O impetrante sustenta, em síntese, que a área embargada está devidamente licenciada para atividades agrossilvipastoris, consoante a Licença Única Ambiental de Regularização nº 3011343/2019 (LUAR) e sua renovação, sob o nº 3069173/2023 (RELUA), expedidas pela Secretaria de Estado do Meio Ambiente e Recursos Naturais do Maranhão — SEMA/MA.
Com base nesses fatos, requereu: (a) em sede de tutela de urgência, a suspensão imediata dos efeitos do Termo de Embargo G0GIQ715 e do Auto de Infração nº 8B7IJFDL; (b) a declaração de nulidade dos atos administrativos lavrados pelo IBAMA; (c) a liberação da área embargada de 633,5 ha; (d) a retirada do registro de embargo nos sistemas do IBAMA e em outras plataformas de consulta pública ou de terceiros.

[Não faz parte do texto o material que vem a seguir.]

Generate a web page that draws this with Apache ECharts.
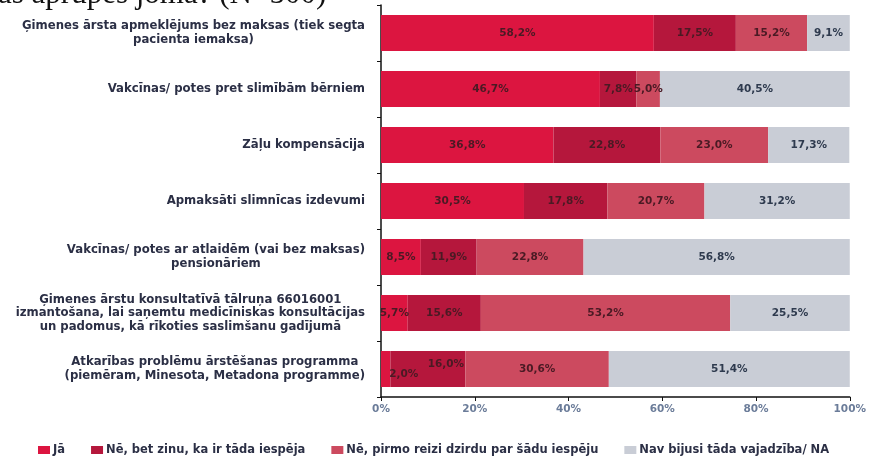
<!DOCTYPE html>
<html><head><meta charset="utf-8">
<script src="https://cdn.jsdelivr.net/npm/echarts@6/dist/echarts.min.js"></script>
<style>html,body{margin:0;padding:0;background:#fff}#c{width:869px;height:459px}</style>
</head><body><div id="c"></div>
<script>
const categories = [
  "Ģimenes ārsta apmeklējums bez maksas (tiek segta\npacienta iemaksa)",
  "Vakcīnas/ potes pret slimībām bērniem",
  "Zāļu kompensācija",
  "Apmaksāti slimnīcas izdevumi",
  "Vakcīnas/ potes ar atlaidēm (vai bez maksas)\npensionāriem",
  "Ģimenes ārstu konsultatīvā tālruņa 66016001\nizmantošana, lai saņemtu medicīniskas konsultācijas\nun padomus, kā rīkoties saslimšanu gadījumā",
  "Atkarības problēmu ārstēšanas programma\n(piemēram, Minesota, Metadona programme)"
];
const seriesNames = ["Jā", "Nē, bet zinu, ka ir tāda iespēja", "Nē, pirmo reizi dzirdu par šādu iespēju", "Nav bijusi tāda vajadzība/ NA"];
const jaValues = [58.2, 46.7, 36.8, 30.5, 8.5, 5.7, 2.0];
const neZinuValues = [17.5, 7.8, 22.8, 17.8, 11.9, 15.6, 16.0];
const nePirmoValues = [15.2, 5.0, 23.0, 20.7, 22.8, 53.2, 30.6];
const naValues = [9.1, 40.5, 17.3, 31.2, 56.8, 25.5, 51.4];
const xTicks = [0, 20, 40, 60, 80, 100];
const titleText = "as aprūpes jomā? (N=500)";

const colors = ["#DC1540", "#B5173C", "#CC4A5F", "#C9CDD6"];
const allValues = [jaValues, neZinuValues, nePirmoValues, naValues];
// label nudges for crowded segments (series index -> category index -> offset)
const labelNudge = {0: {6: [18, 5]}, 1: {6: [18, -5]}};

const F = "DejaVu Sans";
const chart = echarts.init(document.getElementById('c'), null, {renderer: 'canvas'});
chart.setOption({
  animation: false,
  backgroundColor: '#fff',
  graphic: [{
    type: 'text', left: -2, top: -21,
    style: {text: titleText, font: '31px "Liberation Serif"', fill: '#111'}
  }],
  grid: {left: 381, right: 18, top: 5, bottom: 62},
  legend: {
    top: 439, left: 33, itemWidth: 12, itemHeight: 8, itemGap: 26,
    icon: 'rect',
    textStyle: {fontFamily: F, fontSize: 11.5, fontWeight: 'bold', color: '#2b2f45', padding: [0, 0, 0, -2]},
    data: seriesNames
  },
  xAxis: {
    type: 'value', min: 0, max: 100, interval: 20,
    axisLine: {show: true, lineStyle: {color: '#111', width: 1.5}},
    axisTick: {show: true, length: 4, lineStyle: {color: '#111'}},
    splitLine: {show: false},
    axisLabel: {formatter: v => v + '%', fontFamily: F, fontSize: 10.5, fontWeight: 'bold', color: '#6b7c99', margin: 7}
  },
  yAxis: {
    type: 'category', inverse: true, data: categories,
    axisLine: {show: true, lineStyle: {color: '#111', width: 1.5}},
    axisTick: {show: true, length: 4, lineStyle: {color: '#111'}},
    axisLabel: {
      margin: 16, fontFamily: F, fontSize: 11.7, fontWeight: 'bold', color: '#2b2f45',
      formatter: v => v.split('\n').map(l => '{c|' + l + '}').join('\n'),
      rich: {c: {align: 'center', fontFamily: F, fontSize: 11.7, fontWeight: 'bold', color: '#2b2f45', lineHeight: 13.5}}
    }
  },
  series: seriesNames.map((n, i) => ({
    name: n, type: 'bar', stack: 'total', barWidth: 36,
    itemStyle: {color: colors[i]},
    label: {
      show: true, position: 'inside',
      formatter: p => p.value.toFixed(1).replace('.', ',') + '%',
      fontFamily: F, fontSize: 10.5, fontWeight: 'bold', color: i === 3 ? '#2e3a4e' : '#4a1a24'
    },
    data: allValues[i].map((v, j) => (labelNudge[i] && labelNudge[i][j])
      ? {value: v, label: {offset: labelNudge[i][j]}} : v)
  }))
});
</script></body></html>
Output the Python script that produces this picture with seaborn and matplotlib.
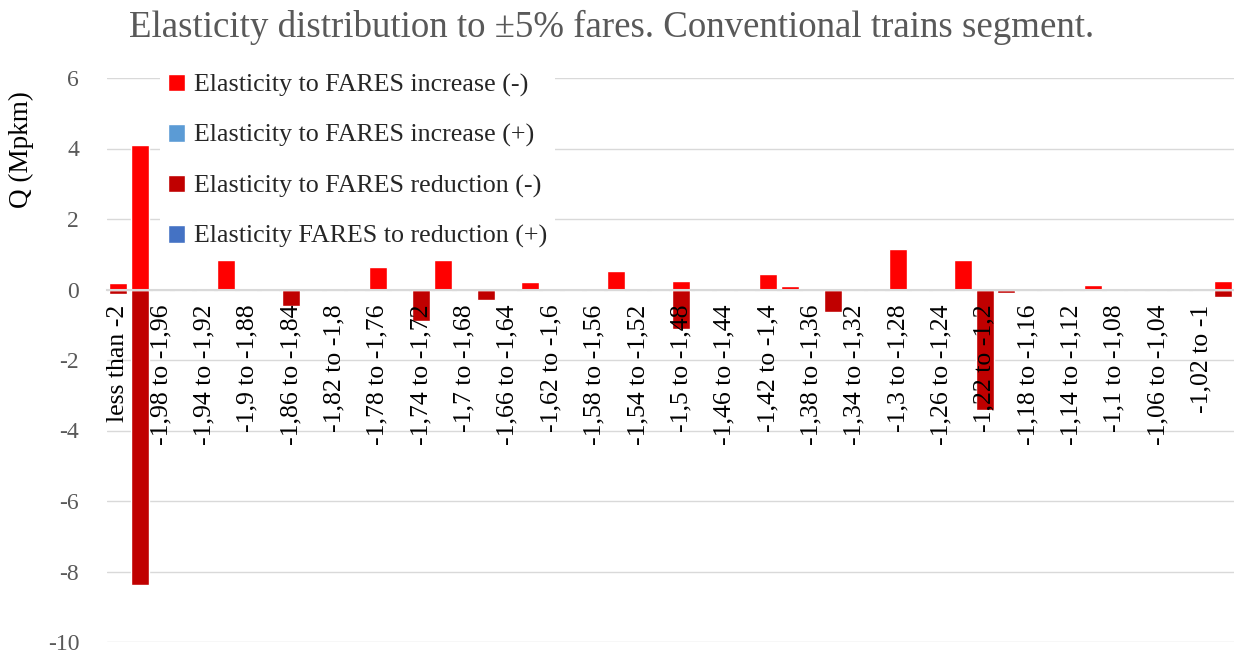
import pandas as pd
import seaborn as sns
import matplotlib.pyplot as plt

# Categories (elasticity bins); only every other label is shown on the axis
categories = [
    "less than -2", "-2 to -1,98", "-1,98 to -1,96", "-1,96 to -1,94",
    "-1,94 to -1,92", "-1,92 to -1,9", "-1,9 to -1,88", "-1,88 to -1,86",
    "-1,86 to -1,84", "-1,84 to -1,82", "-1,82 to -1,8", "-1,8 to -1,78",
    "-1,78 to -1,76", "-1,76 to -1,74", "-1,74 to -1,72", "-1,72 to -1,7",
    "-1,7 to -1,68", "-1,68 to -1,66", "-1,66 to -1,64", "-1,64 to -1,62",
    "-1,62 to -1,6", "-1,6 to -1,58", "-1,58 to -1,56", "-1,56 to -1,54",
    "-1,54 to -1,52", "-1,52 to -1,5", "-1,5 to -1,48", "-1,48 to -1,46",
    "-1,46 to -1,44", "-1,44 to -1,42", "-1,42 to -1,4", "-1,4 to -1,38",
    "-1,38 to -1,36", "-1,36 to -1,34", "-1,34 to -1,32", "-1,32 to -1,3",
    "-1,3 to -1,28", "-1,28 to -1,26", "-1,26 to -1,24", "-1,24 to -1,22",
    "-1,22 to -1,2", "-1,2 to -1,18", "-1,18 to -1,16", "-1,16 to -1,14",
    "-1,14 to -1,12", "-1,12 to -1,1", "-1,1 to -1,08", "-1,08 to -1,06",
    "-1,06 to -1,04", "-1,04 to -1,02", "-1,02 to -1", "more than -1",
]

series_names = [
    "Elasticity to FARES increase (-)",
    "Elasticity to FARES increase (+)",
    "Elasticity to FARES reduction (-)",
    "Elasticity FARES to reduction (+)",
]
series_colors = ["#FF0000", "#5B9BD5", "#C00000", "#4472C4"]

# Q (Mpkm) per category
increase_neg = [
    0.18, 4.11, 0, 0, 0, 0.85, 0, 0, 0, 0,
    0, 0, 0.63, 0, 0, 0.85, 0, 0, 0, 0.21,
    0, 0, 0, 0.52, 0, 0, 0.24, 0, 0, 0,
    0.43, 0.10, 0, 0, 0, 0, 1.15, 0, 0, 0.83,
    0, 0, 0, 0, 0, 0.12, 0, 0, 0, 0,
    0, 0.25,
]
increase_pos = [
    0, 0, 0, 0, 0, 0, 0, 0, 0, 0,
    0, 0, 0, 0, 0, 0, 0, 0, 0, 0,
    0, 0, 0, 0, 0, 0, 0, 0, 0, 0,
    0, 0, 0, 0, 0, 0, 0, 0, 0, 0,
    0, 0, 0, 0, 0, 0, 0, 0, 0, 0,
    0, 0,
]
reduction_neg = [
    -0.13, -8.39, 0, 0, 0, 0, 0, 0, -0.47, 0,
    0, 0, 0, 0, -0.88, 0, 0, -0.29, 0, 0,
    0, 0, 0, 0, 0, 0, -1.13, 0, 0, 0,
    0, 0, 0, -0.63, 0, 0, 0, 0, 0, 0,
    -3.42, -0.10, 0, 0, 0, 0, 0, 0, 0, 0,
    0, -0.22,
]
reduction_pos = [
    0, 0, 0, 0, 0, 0, 0, 0, 0, 0,
    0, 0, 0, 0, 0, 0, 0, 0, 0, 0,
    0, 0, 0, 0, 0, 0, 0, 0, 0, 0,
    0, 0, 0, 0, 0, 0, 0, 0, 0, 0,
    0, 0, 0, 0, 0, 0, 0, 0, 0, 0,
    0, 0,
]

y_ticks = [-10, -8, -6, -4, -2, 0, 2, 4, 6]

# Long table for seaborn
frames = []
for name, vals in zip(series_names, [increase_neg, increase_pos, reduction_neg, reduction_pos]):
    frames.append(pd.DataFrame({"category": categories, "series": name, "value": vals}))
df = pd.concat(frames, ignore_index=True)

sns.set_theme(style="white")
plt.rcParams["font.family"] = ["Liberation Serif", "DejaVu Sans"]

fig = plt.figure(figsize=(12.34, 6.55), dpi=100)
ax = fig.add_axes([107 / 1234, 13 / 655, 1 - 107 / 1234, (642 - 78) / 655])

sns.barplot(
    data=df, x="category", y="value", hue="series",
    order=categories, hue_order=series_names, palette=series_colors,
    dodge=False, width=0.83, saturation=1, errorbar=None, ax=ax,
)

# category axis sits on the zero line (set before styling the tick labels)
for side in ["top", "right", "left"]:
    ax.spines[side].set_visible(False)
ax.spines["bottom"].set_position(("data", 0))
ax.spines["bottom"].set_color("#D9D9D9")
ax.spines["bottom"].set_linewidth(1.5)

ax.set_xlim(-0.5, len(categories) - 0.5)
ax.set_ylim(-10, 6)
ax.set_yticks(y_ticks)
ax.set_yticklabels([str(t) for t in y_ticks], color="#595959", fontsize=17)
ax.tick_params(axis="y", length=0, pad=20)

ax.set_xticks(range(0, len(categories), 2))
ax.set_xticklabels(categories[::2], fontsize=18.5, color="black")
ax.tick_params(axis="x", length=0, pad=11, labelrotation=90)

ax.set_xlabel("")
ax.set_ylabel("")
ax.yaxis.grid(True, color="#D9D9D9", linewidth=1)
ax.set_axisbelow(True)
# gridlines under the bars, but category labels drawn over them
ax.xaxis.set_zorder(2.5)

handles, labels = ax.get_legend_handles_labels()
ax.get_legend().remove()
leg = fig.legend(
    handles, labels, loc="upper left", bbox_to_anchor=(160 / 1234, 1 - 66 / 655),
    fontsize=18.7, frameon=True, facecolor="white", edgecolor="none", framealpha=1,
    handlelength=0.65, handleheight=0.65, handletextpad=0.35, labelspacing=1.05,
    borderpad=0.3, borderaxespad=0,
)

fig.text(612 / 1234, 1 - 27 / 655,
         "Elasticity distribution to \u00b15% fares. Conventional trains segment.",
         ha="center", va="center", fontsize=26.6, color="#595959")
fig.text(21 / 1234, 1 - 150 / 655, "Q (Mpkm)", rotation=90,
         ha="center", va="center", fontsize=19.5, color="black")

plt.savefig("out.png", dpi=100)
plt.close()
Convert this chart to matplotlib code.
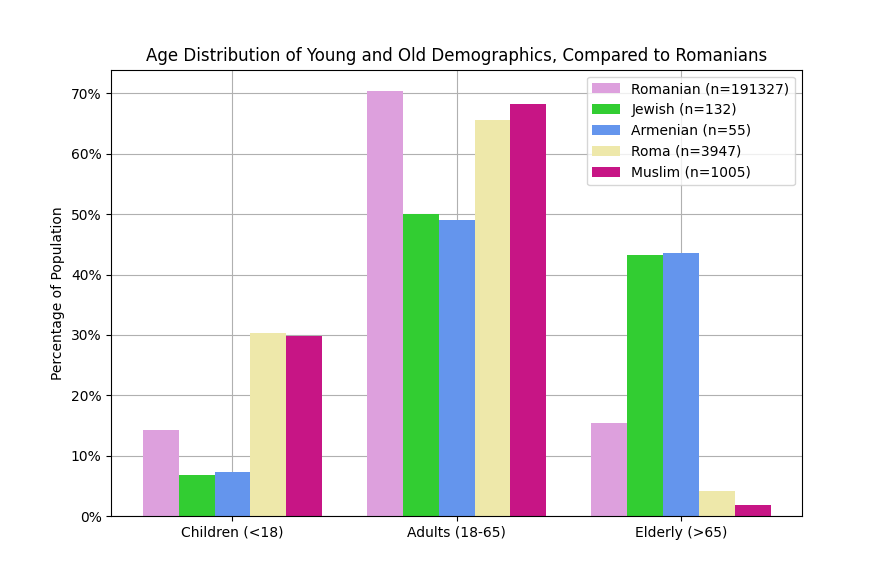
import numpy as np
import matplotlib
matplotlib.use("Agg")
import matplotlib.pyplot as plt
from matplotlib.ticker import PercentFormatter

categories = ["Children (<18)", "Adults (18-65)", "Elderly (>65)"]
groups = ["Romanian (n=191327)", "Jewish (n=132)", "Armenian (n=55)", "Roma (n=3947)", "Muslim (n=1005)"]
romanian = [14.2, 70.4, 15.4]
jewish = [6.8, 50.0, 43.2]
armenian = [7.3, 49.1, 43.6]
roma = [30.3, 65.6, 4.1]
muslim = [29.9, 68.3, 1.8]
colors = ["plum", "limegreen", "cornflowerblue", "palegoldenrod", "mediumvioletred"]

series = [romanian, jewish, armenian, roma, muslim]

fig, ax = plt.subplots(figsize=(8.91, 5.8), dpi=100)
ax.set_axisbelow(True)
x = np.arange(len(categories))
w = 0.16
for i, (vals, lab, c) in enumerate(zip(series, groups, colors)):
    ax.bar(x + (i - 2) * w, vals, w, label=lab, color=c)

ax.set_xticks(x)
ax.set_xticklabels(categories)
ax.yaxis.set_major_formatter(PercentFormatter(decimals=0))
ax.set_ylabel("Percentage of Population")
ax.set_title("Age Distribution of Young and Old Demographics, Compared to Romanians")
ax.grid(True, color="#b0b0b0")
ax.legend(loc="upper right")
fig.savefig("out.png", dpi=100)
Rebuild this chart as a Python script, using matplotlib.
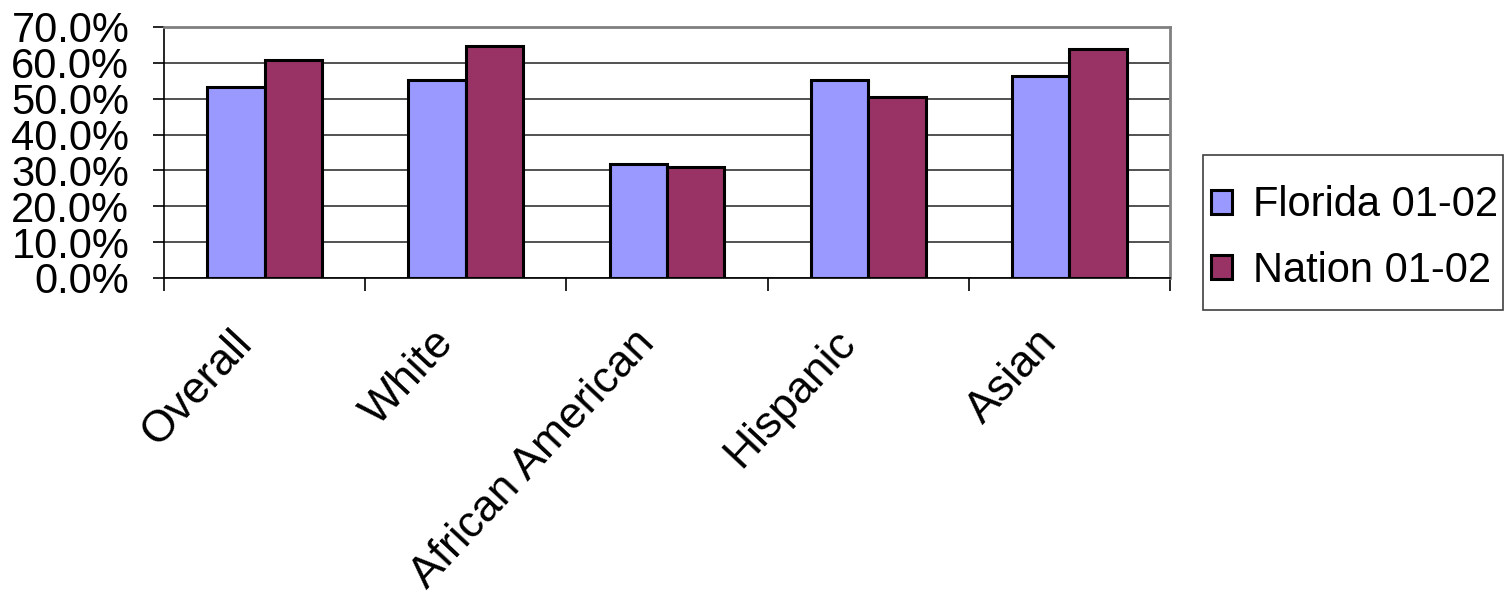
import matplotlib
matplotlib.use("Agg")
import matplotlib.pyplot as plt
import numpy as np
from matplotlib.ticker import FuncFormatter, MultipleLocator, FixedLocator
from matplotlib.transforms import offset_copy
from matplotlib.patches import Rectangle

plt.rcParams['font.family'] = ['Liberation Sans', 'DejaVu Sans']

categories = ["Overall", "White", "African American", "Hispanic", "Asian"]
florida = [53.4, 55.3, 31.9, 55.3, 56.2]
nation = [60.8, 64.8, 31.0, 50.6, 63.8]
series_names = ["Florida 01-02", "Nation 01-02"]
colors = ["#9999FF", "#993366"]

fig = plt.figure(figsize=(15.05, 5.96), dpi=100)
ax = fig.add_axes([164/1505, 1 - 278/596, (1170-164)/1505, (278-27)/596])

x = np.arange(len(categories))
w = 1/3.5
ax.bar(x - w/2, florida, width=w, color=colors[0], edgecolor='black', linewidth=2.2, label=series_names[0], zorder=3)
ax.bar(x + w/2, nation, width=w, color=colors[1], edgecolor='black', linewidth=2.2, label=series_names[1], zorder=3)

ax.set_xlim(-0.5, len(categories) - 0.5)
ax.set_ylim(0, 70)
ax.yaxis.set_major_locator(MultipleLocator(10))
ax.yaxis.set_major_formatter(FuncFormatter(lambda v, p: f"{v:.1f}%"))
ax.grid(axis='y', color='#333333', linewidth=1.2, zorder=0)
ax.tick_params(axis='y', labelsize=30, length=8, width=1.2, direction='out', pad=17)

ax.xaxis.set_major_locator(FixedLocator(np.arange(-0.5, len(categories), 1.0)))
ax.tick_params(axis='x', length=9, width=1.2, direction='out', labelbottom=False)
base = ax.get_xaxis_transform()
for xi, lab in zip(x, categories):
    tr = offset_copy(base, fig=fig, x=-34, y=-44, units='dots')
    ax.text(xi, 0, lab, transform=tr, rotation=47,
            rotation_mode='anchor', ha='right', va='top', fontsize=32)

for side in ['top', 'right']:
    ax.spines[side].set_color('#808080')
    ax.spines[side].set_linewidth(2.0)
ax.spines['left'].set_color('black')
ax.spines['bottom'].set_color('black')
ax.spines['left'].set_linewidth(1.2)
ax.spines['bottom'].set_linewidth(1.2)

# legend frame drawn separately
fig.patches.append(Rectangle((1203/1505, 1 - 310/596), (1503-1203)/1505, 155/596,
                             transform=fig.transFigure, facecolor='white',
                             edgecolor='#404040', linewidth=1.2, zorder=1))
leg = fig.legend(loc='center left',
                 bbox_to_anchor=(1203/1505, 1 - 238/596),
                 fontsize=30, frameon=False, handlelength=0.5, handleheight=0.5,
                 handletextpad=0.5, labelspacing=0.6, borderpad=0.2, borderaxespad=0)
leg.set_zorder(2)
for h in leg.legend_handles:
    h.set_linewidth(2.2)

fig.savefig("out.png", dpi=100)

O juízo proferiu decisão interlocutória em 16/08/2024 (ID n.º 2143201245), na qual se reconheceu que a análise do pedido liminar demandaria a complementação da prova pré-constituída, determinando-se ao impetrante a emenda da inicial no prazo de 15 dias para apresentação: (a) do relatório de fiscalização elaborado pelo IBAMA; (b) da carta-imagem utilizada para embasar a autuação; (c) do processo administrativo completo referente à renovação da licença ambiental RELUA nº 3069173/2023.
O impetrante protocolou petição intercorrente (ID n.º 2148160085) instruída com: (a) processo administrativo completo da RELUA; (b) relatório de fiscalização lavrado pelo agente autuante; (c) carta-imagem plotada utilizada como base para a autuação.
O juízo entendeu necessária a oitiva da autoridade impetrada antes da apreciação da liminar (ID n.º 2149487671), determinando que o IBAMA, no prazo de 10 dias: (a) prestasse informações; (b) juntasse o processo administrativo sancionador completo; (c) manifestasse-se sobre os documentos apresentados pelo impetrante.
O IBAMA, por sua vez, apresentou manifestação (ID n.º 2155917304) sustentando que a fiscalização decorreu da Operação Polígonos III (2019); (b) que o desmatamento de 633,5 ha de vegetação nativa teria ocorrido entre 2016 e 2019, sem autorização válida; (c) que as licenças apresentadas (LUAR/2019 e RELUA/2023) não regularizam o passivo ambiental anterior; (d) que o embargo é medida cautelar legítima amparada na legislação ambiental e que a publicidade das informações é obrigatória; (e) que o princípio da precaução justifica a manutenção do embargo até o cumprimento das condicionantes legais.
O processo administrativo sancionador nº 02012.001703/2024-27 foi juntado aos autos, demonstrando relato da ausência de documentação válida da Fazenda Água Branca no momento da fiscalização e referência à apresentação de documentos relativos a outro imóvel (Fazenda Pau Ferrado), sem vínculo com a área embargada.
Em nova decisão interlocutória (ID n.º 2156788029), o juízo reconheceu que o IBAMA atuou no exercício do poder de polícia ambiental, mas que eventual ilegalidade quanto à ausência de licenciamento anterior deveria ser apurada pela SEMA/MA, órgão competente para o licenciamento.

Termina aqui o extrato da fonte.